>>

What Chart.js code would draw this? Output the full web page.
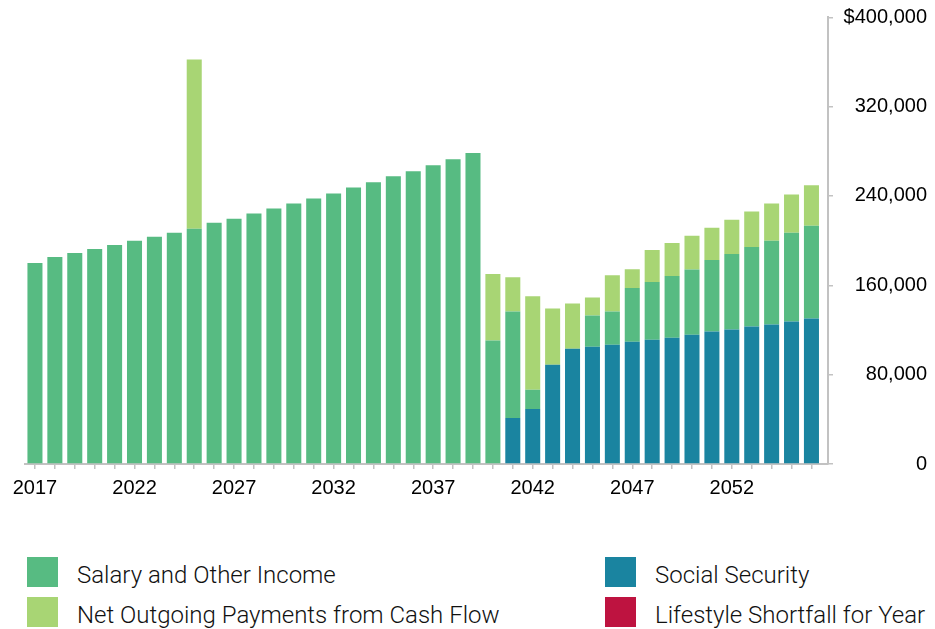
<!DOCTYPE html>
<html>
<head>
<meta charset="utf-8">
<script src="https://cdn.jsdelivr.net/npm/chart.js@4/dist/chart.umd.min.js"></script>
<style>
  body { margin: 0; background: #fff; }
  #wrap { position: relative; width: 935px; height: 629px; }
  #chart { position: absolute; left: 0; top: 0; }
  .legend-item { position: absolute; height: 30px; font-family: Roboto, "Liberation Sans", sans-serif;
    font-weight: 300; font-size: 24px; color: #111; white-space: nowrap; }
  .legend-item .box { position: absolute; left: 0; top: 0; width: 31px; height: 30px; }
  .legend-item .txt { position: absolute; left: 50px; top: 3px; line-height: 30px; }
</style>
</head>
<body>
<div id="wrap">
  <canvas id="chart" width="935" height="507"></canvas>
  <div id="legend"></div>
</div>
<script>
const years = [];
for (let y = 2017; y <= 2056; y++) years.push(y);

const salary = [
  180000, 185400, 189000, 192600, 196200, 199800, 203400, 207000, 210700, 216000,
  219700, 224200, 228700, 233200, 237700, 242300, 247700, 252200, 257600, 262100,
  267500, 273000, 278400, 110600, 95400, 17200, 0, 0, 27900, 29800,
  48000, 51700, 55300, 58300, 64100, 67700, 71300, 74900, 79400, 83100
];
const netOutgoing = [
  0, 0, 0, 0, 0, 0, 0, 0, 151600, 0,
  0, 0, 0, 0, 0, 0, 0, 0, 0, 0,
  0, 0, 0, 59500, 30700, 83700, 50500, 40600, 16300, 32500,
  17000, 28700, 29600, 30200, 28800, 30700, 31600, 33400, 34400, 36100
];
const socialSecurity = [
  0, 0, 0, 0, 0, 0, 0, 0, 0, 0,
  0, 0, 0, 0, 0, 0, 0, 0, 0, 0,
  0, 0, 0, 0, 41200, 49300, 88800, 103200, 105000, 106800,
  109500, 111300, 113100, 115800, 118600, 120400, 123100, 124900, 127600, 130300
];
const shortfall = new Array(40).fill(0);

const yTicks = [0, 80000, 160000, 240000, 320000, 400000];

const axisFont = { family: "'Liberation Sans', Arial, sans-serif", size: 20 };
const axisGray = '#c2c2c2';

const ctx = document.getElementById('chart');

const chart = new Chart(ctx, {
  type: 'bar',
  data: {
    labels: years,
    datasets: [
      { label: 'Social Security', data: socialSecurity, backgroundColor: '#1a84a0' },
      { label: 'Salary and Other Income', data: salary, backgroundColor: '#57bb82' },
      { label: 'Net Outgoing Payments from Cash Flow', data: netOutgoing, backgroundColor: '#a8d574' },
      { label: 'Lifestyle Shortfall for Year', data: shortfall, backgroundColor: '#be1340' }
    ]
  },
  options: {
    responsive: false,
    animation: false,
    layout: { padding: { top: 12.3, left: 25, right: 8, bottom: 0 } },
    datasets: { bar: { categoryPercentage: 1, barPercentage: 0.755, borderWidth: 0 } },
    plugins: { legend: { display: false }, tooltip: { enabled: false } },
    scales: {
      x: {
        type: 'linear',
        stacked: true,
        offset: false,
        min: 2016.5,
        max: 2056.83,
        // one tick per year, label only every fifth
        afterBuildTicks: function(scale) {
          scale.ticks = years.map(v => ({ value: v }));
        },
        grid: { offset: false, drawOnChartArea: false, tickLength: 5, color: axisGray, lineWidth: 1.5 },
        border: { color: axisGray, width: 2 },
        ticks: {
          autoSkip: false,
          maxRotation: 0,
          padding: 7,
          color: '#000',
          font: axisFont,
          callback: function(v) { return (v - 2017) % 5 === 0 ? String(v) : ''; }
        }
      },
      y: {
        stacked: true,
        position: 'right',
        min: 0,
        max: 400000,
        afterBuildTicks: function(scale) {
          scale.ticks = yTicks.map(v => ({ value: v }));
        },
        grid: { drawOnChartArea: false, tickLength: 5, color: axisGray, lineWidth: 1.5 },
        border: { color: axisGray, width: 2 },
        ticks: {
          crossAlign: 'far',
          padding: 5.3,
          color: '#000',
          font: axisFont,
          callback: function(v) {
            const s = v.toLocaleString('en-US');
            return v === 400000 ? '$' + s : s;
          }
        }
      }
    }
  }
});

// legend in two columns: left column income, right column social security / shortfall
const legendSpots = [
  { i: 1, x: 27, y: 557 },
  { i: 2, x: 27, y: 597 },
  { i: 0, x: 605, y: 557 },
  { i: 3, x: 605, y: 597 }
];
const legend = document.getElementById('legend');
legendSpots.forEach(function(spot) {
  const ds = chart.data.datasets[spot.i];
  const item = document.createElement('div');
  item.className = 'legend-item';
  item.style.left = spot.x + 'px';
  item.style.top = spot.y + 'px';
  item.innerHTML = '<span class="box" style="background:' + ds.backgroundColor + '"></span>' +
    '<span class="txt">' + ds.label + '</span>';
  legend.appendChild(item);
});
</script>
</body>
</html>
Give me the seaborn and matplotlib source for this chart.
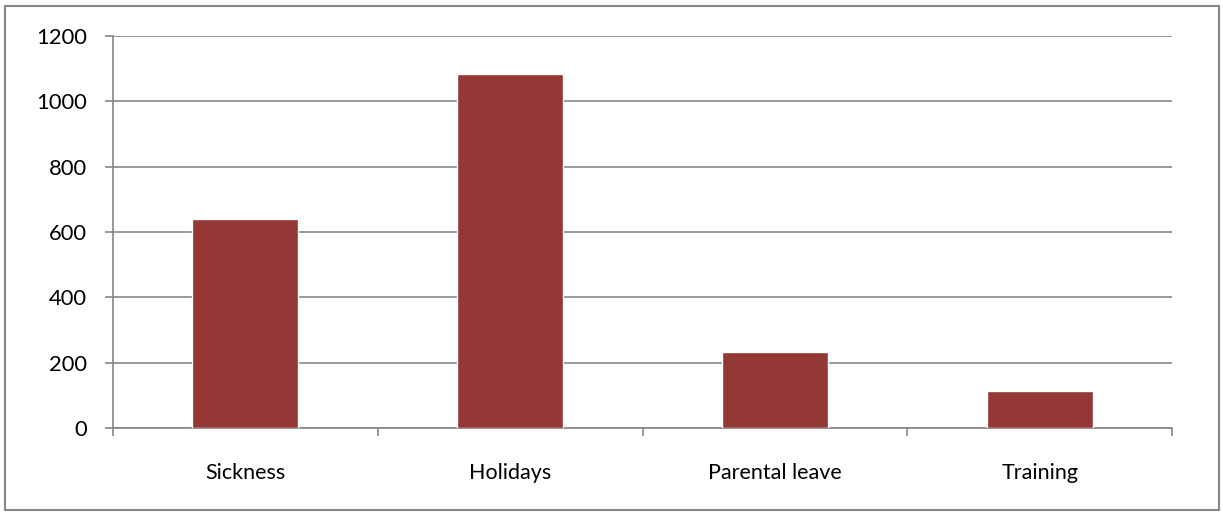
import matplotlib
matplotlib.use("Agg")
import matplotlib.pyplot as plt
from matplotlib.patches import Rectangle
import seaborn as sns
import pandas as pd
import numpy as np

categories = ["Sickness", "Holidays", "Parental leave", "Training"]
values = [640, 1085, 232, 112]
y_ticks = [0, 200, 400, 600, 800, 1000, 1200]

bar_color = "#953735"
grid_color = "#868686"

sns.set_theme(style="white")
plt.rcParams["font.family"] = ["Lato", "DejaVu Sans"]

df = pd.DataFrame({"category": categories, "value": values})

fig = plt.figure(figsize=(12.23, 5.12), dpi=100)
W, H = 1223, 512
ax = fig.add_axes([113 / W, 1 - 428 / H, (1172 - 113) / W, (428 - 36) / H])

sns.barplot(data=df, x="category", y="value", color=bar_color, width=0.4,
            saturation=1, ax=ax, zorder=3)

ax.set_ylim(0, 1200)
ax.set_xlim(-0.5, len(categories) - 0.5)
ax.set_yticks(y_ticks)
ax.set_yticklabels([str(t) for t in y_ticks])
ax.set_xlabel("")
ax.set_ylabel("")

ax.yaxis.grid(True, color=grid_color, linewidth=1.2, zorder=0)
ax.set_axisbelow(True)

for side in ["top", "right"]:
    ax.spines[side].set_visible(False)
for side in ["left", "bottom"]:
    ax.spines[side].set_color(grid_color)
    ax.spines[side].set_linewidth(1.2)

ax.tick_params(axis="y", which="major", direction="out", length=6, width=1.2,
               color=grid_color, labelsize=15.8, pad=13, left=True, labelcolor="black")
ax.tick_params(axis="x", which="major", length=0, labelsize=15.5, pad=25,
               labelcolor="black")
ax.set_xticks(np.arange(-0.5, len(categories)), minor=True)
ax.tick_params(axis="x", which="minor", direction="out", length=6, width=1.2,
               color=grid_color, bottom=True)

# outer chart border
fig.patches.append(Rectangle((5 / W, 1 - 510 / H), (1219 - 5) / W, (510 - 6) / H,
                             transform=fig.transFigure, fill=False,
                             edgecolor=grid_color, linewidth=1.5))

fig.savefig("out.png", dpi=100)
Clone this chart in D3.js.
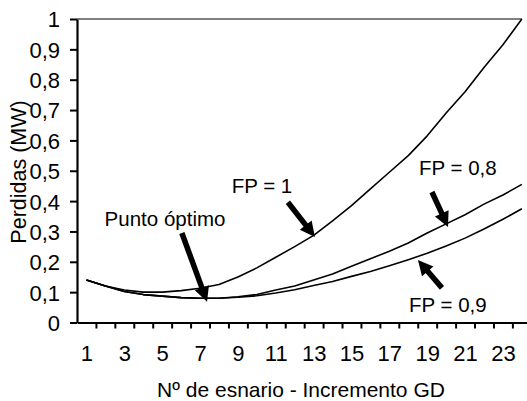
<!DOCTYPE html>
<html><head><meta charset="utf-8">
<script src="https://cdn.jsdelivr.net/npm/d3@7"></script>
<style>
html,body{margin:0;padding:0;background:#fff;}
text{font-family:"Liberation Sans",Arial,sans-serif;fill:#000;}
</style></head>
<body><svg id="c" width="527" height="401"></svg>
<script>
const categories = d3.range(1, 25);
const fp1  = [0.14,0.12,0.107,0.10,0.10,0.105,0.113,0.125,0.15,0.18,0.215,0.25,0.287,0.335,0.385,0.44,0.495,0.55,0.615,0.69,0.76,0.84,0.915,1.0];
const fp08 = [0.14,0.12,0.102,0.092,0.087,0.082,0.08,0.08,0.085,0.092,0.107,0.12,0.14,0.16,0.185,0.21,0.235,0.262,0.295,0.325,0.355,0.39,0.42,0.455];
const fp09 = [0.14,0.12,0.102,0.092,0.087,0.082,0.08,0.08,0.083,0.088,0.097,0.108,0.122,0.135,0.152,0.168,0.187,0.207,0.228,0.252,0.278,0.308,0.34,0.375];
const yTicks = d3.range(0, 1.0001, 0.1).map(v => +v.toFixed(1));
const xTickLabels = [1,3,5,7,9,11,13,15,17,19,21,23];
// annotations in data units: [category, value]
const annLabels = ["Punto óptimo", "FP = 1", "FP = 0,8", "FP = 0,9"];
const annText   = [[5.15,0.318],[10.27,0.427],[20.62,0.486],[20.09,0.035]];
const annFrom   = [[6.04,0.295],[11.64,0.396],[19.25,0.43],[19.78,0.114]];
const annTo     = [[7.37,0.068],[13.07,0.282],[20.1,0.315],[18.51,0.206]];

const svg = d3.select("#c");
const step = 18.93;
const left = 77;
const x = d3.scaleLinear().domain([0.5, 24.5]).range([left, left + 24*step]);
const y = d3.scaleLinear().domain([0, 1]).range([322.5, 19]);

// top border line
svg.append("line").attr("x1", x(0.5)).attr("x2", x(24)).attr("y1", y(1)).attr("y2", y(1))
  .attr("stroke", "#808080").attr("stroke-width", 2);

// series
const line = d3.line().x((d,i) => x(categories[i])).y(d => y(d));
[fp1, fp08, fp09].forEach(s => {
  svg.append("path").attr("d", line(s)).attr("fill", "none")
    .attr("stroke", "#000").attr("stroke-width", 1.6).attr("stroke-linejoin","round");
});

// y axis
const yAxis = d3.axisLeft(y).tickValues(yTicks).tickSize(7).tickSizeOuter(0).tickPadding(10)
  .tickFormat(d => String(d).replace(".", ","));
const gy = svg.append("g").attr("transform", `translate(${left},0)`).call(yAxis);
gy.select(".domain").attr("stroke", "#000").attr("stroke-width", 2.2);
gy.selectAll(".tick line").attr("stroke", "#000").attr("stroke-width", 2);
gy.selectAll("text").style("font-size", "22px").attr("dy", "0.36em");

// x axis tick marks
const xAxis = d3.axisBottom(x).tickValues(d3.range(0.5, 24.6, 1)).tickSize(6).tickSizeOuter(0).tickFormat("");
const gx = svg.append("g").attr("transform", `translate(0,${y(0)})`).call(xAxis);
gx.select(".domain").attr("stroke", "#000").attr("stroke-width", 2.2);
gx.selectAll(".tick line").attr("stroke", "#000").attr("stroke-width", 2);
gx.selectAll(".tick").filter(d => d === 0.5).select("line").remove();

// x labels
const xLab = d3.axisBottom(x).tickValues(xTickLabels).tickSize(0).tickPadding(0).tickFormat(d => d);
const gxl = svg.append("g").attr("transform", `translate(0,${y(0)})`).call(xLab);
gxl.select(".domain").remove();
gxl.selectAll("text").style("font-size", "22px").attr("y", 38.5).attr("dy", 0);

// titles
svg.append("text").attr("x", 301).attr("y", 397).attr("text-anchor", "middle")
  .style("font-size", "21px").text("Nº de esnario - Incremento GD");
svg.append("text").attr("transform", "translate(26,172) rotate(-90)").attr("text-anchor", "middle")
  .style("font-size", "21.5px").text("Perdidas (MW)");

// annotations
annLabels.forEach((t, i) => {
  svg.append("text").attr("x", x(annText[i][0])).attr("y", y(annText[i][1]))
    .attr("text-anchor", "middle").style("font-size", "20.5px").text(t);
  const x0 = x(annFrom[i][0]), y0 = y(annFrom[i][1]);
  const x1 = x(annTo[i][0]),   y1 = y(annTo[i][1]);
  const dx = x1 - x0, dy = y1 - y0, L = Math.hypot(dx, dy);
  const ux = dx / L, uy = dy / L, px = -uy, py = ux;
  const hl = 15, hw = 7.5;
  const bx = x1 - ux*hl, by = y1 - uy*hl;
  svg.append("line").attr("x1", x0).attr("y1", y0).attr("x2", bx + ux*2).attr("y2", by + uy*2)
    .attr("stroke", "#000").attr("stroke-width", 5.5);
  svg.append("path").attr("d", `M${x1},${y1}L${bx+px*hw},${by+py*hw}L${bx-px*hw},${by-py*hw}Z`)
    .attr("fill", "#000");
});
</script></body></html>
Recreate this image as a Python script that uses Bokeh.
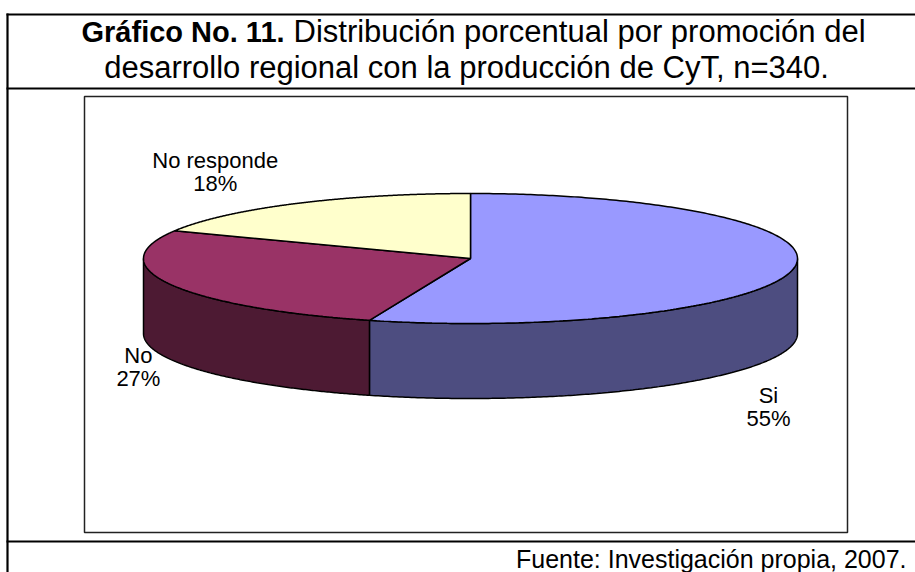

<<

→ Stated goal: Using the records above, find and show each line with the string "script".

→ Correct answer:
<script src="https://cdn.jsdelivr.net/npm/chart.js@4/dist/chart.umd.min.js"></script>
<script>
</script>
<script src="https://cdn.jsdelivr.net/npm/d3@7"></script>
<script>
</script></body></html>
Recreate this image as a Python script that uses Bokeh.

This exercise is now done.